Provided data →
----

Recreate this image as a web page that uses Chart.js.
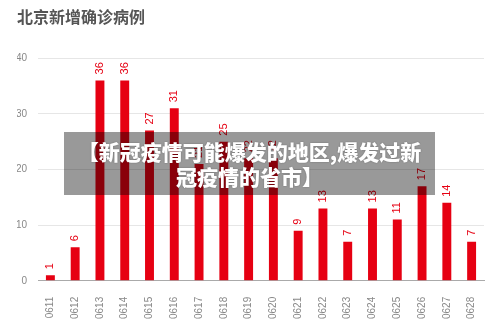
<!DOCTYPE html>
<html><head><meta charset="utf-8">
<script src="https://cdn.jsdelivr.net/npm/chart.js@4.4.1/dist/chart.umd.min.js"></script>
<style>
html,body{margin:0;padding:0;background:#fff;}
#wrap{position:relative;width:500px;height:327px;}
#banner{position:absolute;left:64px;top:132px;width:371px;height:63px;background:rgba(0,0,0,0.4);color:#fff;
font-family:"Noto Sans CJK SC",sans-serif;font-weight:900;font-size:21px;line-height:25px;text-align:center;
display:flex;align-items:center;justify-content:center;text-shadow:0 0 2px rgba(0,0,0,0.3);white-space:nowrap;}
</style></head>
<body><div id="wrap"><canvas id="c" width="500" height="327"></canvas>
<div id="banner">【新冠疫情可能爆发的地区,爆发过新<br>冠疫情的省市】</div></div>
<script>
const titleText = "北京新增确诊病例";
const categories = ["0611","0612","0613","0614","0615","0616","0617","0618","0619","0620","0621","0622","0623","0624","0625","0626","0627","0628"];
const cases = [1,6,36,36,27,31,21,25,22,22,9,13,7,13,11,17,14,7];
const yTicks = [0,10,20,30,40];

const valueLabels = {
  id:'valueLabels',
  afterDatasetsDraw(chart){
    const ctx = chart.ctx;
    const meta = chart.getDatasetMeta(0);
    ctx.save();
    ctx.fillStyle = '#e60012';
    ctx.font = '11px "Liberation Sans", Arial, sans-serif';
    ctx.textAlign = 'left';
    ctx.textBaseline = 'middle';
    meta.data.forEach((bar,i)=>{
      ctx.save();
      ctx.translate(bar.x, bar.y - 6);
      ctx.rotate(-Math.PI/2);
      ctx.fillText(String(cases[i]), 0, 0);
      ctx.restore();
    });
    ctx.restore();
  }
};

new Chart(document.getElementById('c'), {
  type:'bar',
  data:{labels:categories, datasets:[{data:cases, backgroundColor:'#e60012', barPercentage:0.72, categoryPercentage:0.5}]},
  options:{
    responsive:false, animation:false,
    layout:{padding:{left:17,right:16,top:0,bottom:0}},
    plugins:{
      legend:{display:false}, tooltip:{enabled:false},
      title:{display:true, text:titleText, align:'start', color:'#555',
        font:{family:'"Noto Sans CJK SC", sans-serif', size:16, weight:'bold'}, padding:{top:7,bottom:32}}
    },
    scales:{
      x:{
        grid:{display:false}, border:{color:'#aaa'},
        ticks:{minRotation:90, maxRotation:90, color:'#888', padding:8, font:{family:'"Liberation Sans", Arial, sans-serif', size:10}}
      },
      y:{
        min:0, max:40, afterFit(s){ s.width = 21; },
        afterBuildTicks(s){ s.ticks = yTicks.map(v=>({value:v})); },
        grid:{color:'#e6e6e6', drawTicks:false}, border:{display:false},
        ticks:{color:'#888', padding:11, font:{family:'"Liberation Sans", Arial, sans-serif', size:10}}
      }
    }
  },
  plugins:[valueLabels]
});
</script></body></html>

----

Instructions to follow →
Exactly restate the lines from the beginning of the data through the line with "const yTicks = [0,10,20,30,40];", and no others, keeping pictures out.

Expected answer →
Recreate this image as a web page that uses Chart.js.
<!DOCTYPE html>
<html><head><meta charset="utf-8">
<script src="https://cdn.jsdelivr.net/npm/chart.js@4.4.1/dist/chart.umd.min.js"></script>
<style>
html,body{margin:0;padding:0;background:#fff;}
#wrap{position:relative;width:500px;height:327px;}
#banner{position:absolute;left:64px;top:132px;width:371px;height:63px;background:rgba(0,0,0,0.4);color:#fff;
font-family:"Noto Sans CJK SC",sans-serif;font-weight:900;font-size:21px;line-height:25px;text-align:center;
display:flex;align-items:center;justify-content:center;text-shadow:0 0 2px rgba(0,0,0,0.3);white-space:nowrap;}
</style></head>
<body><div id="wrap"><canvas id="c" width="500" height="327"></canvas>
<div id="banner">【新冠疫情可能爆发的地区,爆发过新<br>冠疫情的省市】</div></div>
<script>
const titleText = "北京新增确诊病例";
const categories = ["0611","0612","0613","0614","0615","0616","0617","0618","0619","0620","0621","0622","0623","0624","0625","0626","0627","0628"];
const cases = [1,6,36,36,27,31,21,25,22,22,9,13,7,13,11,17,14,7];
const yTicks = [0,10,20,30,40];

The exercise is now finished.